Due to their gravitational influence, shepherd moons deflect ring particles from their original orbits due to proximity or through orbital resonances. This can carve gaps in the ring system, such as the Encke Gap maintained by Saturn's moon Pan, or lead to the confining of narrow ringlets, such as Saturn's F ring.

==Discovery==
The existence of shepherd moons was theorized in early 1979. Observations of the rings of Uranus show that they are very thin and well defined, with sharp gaps between rings. To explain this, Goldreich and Tremaine suggested that two small satellites that were undetected at the time might be confining each ring. The first images of shepherd satellites were taken later that year by Voyager 1.

==Examples==

=== Jupiter ===
Several of Jupiter's small innermost moons, namely Metis and Adrastea, are within Jupiter's ring system and are also within Jupiter's Roche limit. It is possible that these rings are composed of material that is being pulled off these two bodies by Jupiter's tidal forces, possibly facilitated by impacts of ring material on their surfaces.

=== Saturn ===
The complex ring system of Saturn has several such satellites. These include Prometheus (F ring), Daphnis (Keeler Gap), Pan (Encke Gap), Janus, and Epimetheus (both A ring).

=== Uranus ===
Uranus also has shepherd moons on its ε ring, Cordelia and Ophelia. They are interior and exterior shepherds, respectively. Both moons are well within Uranus's synchronous orbit radius, and their orbits are therefore slowly decaying due to tidal deceleration.

=== Neptune ===
Neptune's rings are very unusual in that they first appeared to be composed of incomplete arcs in Earth-based observations, but Voyager 2's images showed them to be complete rings with bright clumps.
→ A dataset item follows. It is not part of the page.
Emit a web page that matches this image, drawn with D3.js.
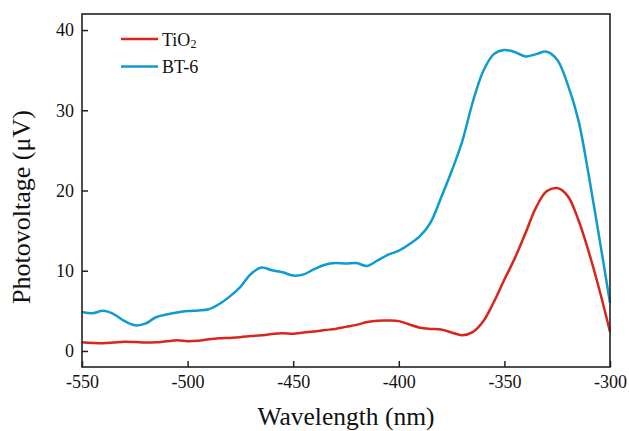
<!DOCTYPE html>
<html>
<head>
<meta charset="utf-8">
<script src="https://cdn.jsdelivr.net/npm/d3@7"></script>
<style>
  body { margin: 0; background: #fff; }
  text { font-family: "Liberation Serif", "Times New Roman", serif; fill: #111; }
</style>
</head>
<body>
<div id="chart"></div>
<script>
// wavelength grid (nm), every 5 nm
const wavelengths = d3.range(-550, -299, 5);

const tio2 = [
  1.1, 1.0, 0.95, 1.05, 1.15, 1.12, 1.05, 1.08, 1.2, 1.32,
  1.22, 1.28, 1.45, 1.57, 1.63, 1.72, 1.85, 1.95, 2.12, 2.2,
  2.15, 2.3, 2.42, 2.6, 2.75, 3.0, 3.25, 3.6, 3.78, 3.8,
  3.72, 3.3, 2.9, 2.75, 2.68, 2.3, 1.97, 2.35, 3.7, 6.1,
  8.9, 11.6, 14.7, 17.9, 19.9, 20.3, 19.3, 16.35, 12.3, 7.6,
  2.4
];

const bt6 = [
  4.85, 4.7, 5.0, 4.6, 3.75, 3.2, 3.4, 4.2, 4.55, 4.8,
  4.98, 5.05, 5.2, 5.85, 6.8, 8.0, 9.6, 10.4, 10.05, 9.8,
  9.4, 9.55, 10.2, 10.75, 10.97, 10.9, 10.95, 10.6, 11.3, 12.0,
  12.5, 13.3, 14.3, 16.0, 19.1, 22.4, 26.1, 31.0, 34.9, 37.0,
  37.5, 37.25, 36.7, 37.0, 37.3, 36.3, 33.2, 28.8, 21.8, 14.0,
  6.0
];

const xTicks = [-550, -500, -450, -400, -350, -300];
const yTicks = [0, 10, 20, 30, 40];

const series = [
  { name: "TiO", sub: "2", values: tio2, color: "#d9261c" },
  { name: "BT-6", sub: "", values: bt6, color: "#0e9bd0" }
];

const W = 629, H = 431;
const margin = { top: 14, right: 19, bottom: 64, left: 82 };
const width = W - margin.left - margin.right;
const height = H - margin.top - margin.bottom;

const svg = d3.select("#chart").append("svg")
  .attr("width", W)
  .attr("height", H);

const g = svg.append("g")
  .attr("transform", "translate(" + margin.left + "," + margin.top + ")");

const x = d3.scaleLinear().domain([-550, -300]).range([0, width]);
const y = d3.scaleLinear().domain([-2, 42]).range([height, 0]);

// plain hyphen instead of d3's unicode minus, like the original
const plain = function(d) { return String(d); };

// axes, ticks pointing inward
const xAxis = g.append("g")
  .attr("transform", "translate(0," + height + ")")
  .call(d3.axisBottom(x).tickValues(xTicks).tickFormat(plain).tickSize(-6).tickPadding(8));
const yAxis = g.append("g")
  .call(d3.axisLeft(y).tickValues(yTicks).tickFormat(plain).tickSize(-6).tickPadding(8));

[xAxis, yAxis].forEach(function(a) {
  a.select(".domain").remove();
  a.selectAll(".tick line").attr("stroke", "#222").attr("stroke-width", 1.5);
  a.selectAll(".tick text").style("font-size", "18px").attr("fill", "#111");
});

const line = d3.line()
  .x(function(d, i) { return x(wavelengths[i]); })
  .y(function(d) { return y(d); })
  .curve(d3.curveCatmullRom);

series.forEach(function(s) {
  g.append("path")
    .attr("fill", "none")
    .attr("stroke", s.color)
    .attr("stroke-width", 2.5)
    .attr("stroke-linejoin", "round")
    .attr("d", line(s.values));
});

// frame on top
g.append("rect")
  .attr("width", width)
  .attr("height", height)
  .attr("fill", "none")
  .attr("stroke", "#222")
  .attr("stroke-width", 1.6);

// legend
const legend = svg.append("g").attr("transform", "translate(121,39)");
series.forEach(function(s, i) {
  const row = legend.append("g").attr("transform", "translate(0," + (i * 27.5) + ")");
  row.append("line")
    .attr("x1", 0).attr("x2", 37)
    .attr("stroke", s.color)
    .attr("stroke-width", 2.5);
  const t = row.append("text")
    .attr("x", 41)
    .attr("y", 6.5)
    .style("font-size", "18px")
    .text(s.name);
  if (s.sub) {
    t.append("tspan")
      .attr("dy", 2)
      .style("font-size", "12px")
      .text(s.sub);
  }
});

// axis titles
svg.append("text")
  .attr("x", 346)
  .attr("y", 425)
  .attr("text-anchor", "middle")
  .style("font-size", "25.5px")
  .text("Wavelength (nm)");

svg.append("text")
  .attr("transform", "translate(30,207) rotate(-90)")
  .attr("text-anchor", "middle")
  .style("font-size", "26px")
  .text("Photovoltage (μV)");
</script>
</body>
</html>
It is thought that the gravitational influence of the shepherd moon Galatea and possibly other as-yet undiscovered shepherd moons are responsible for this clumpiness.

=== Minor planets ===
Rings around some centaurs have been identified. Chariklo's rings are remarkably well-defined and are suspected to either be very young or kept in place by a shepherd moon similar in mass to the rings. Chiron is also thought to have rings similar in form to those of Chariklo.

=== Exoplanets ===
A major gap in the circumstellar disk or large ring system of the free-floating brown dwarf or rogue planet J1407b at about 61 million km (0.4 AU) from its center is considered to be indirect evidence of the existence of an exomoon (or exoplanet) with mass up to 0.8 Earth masses.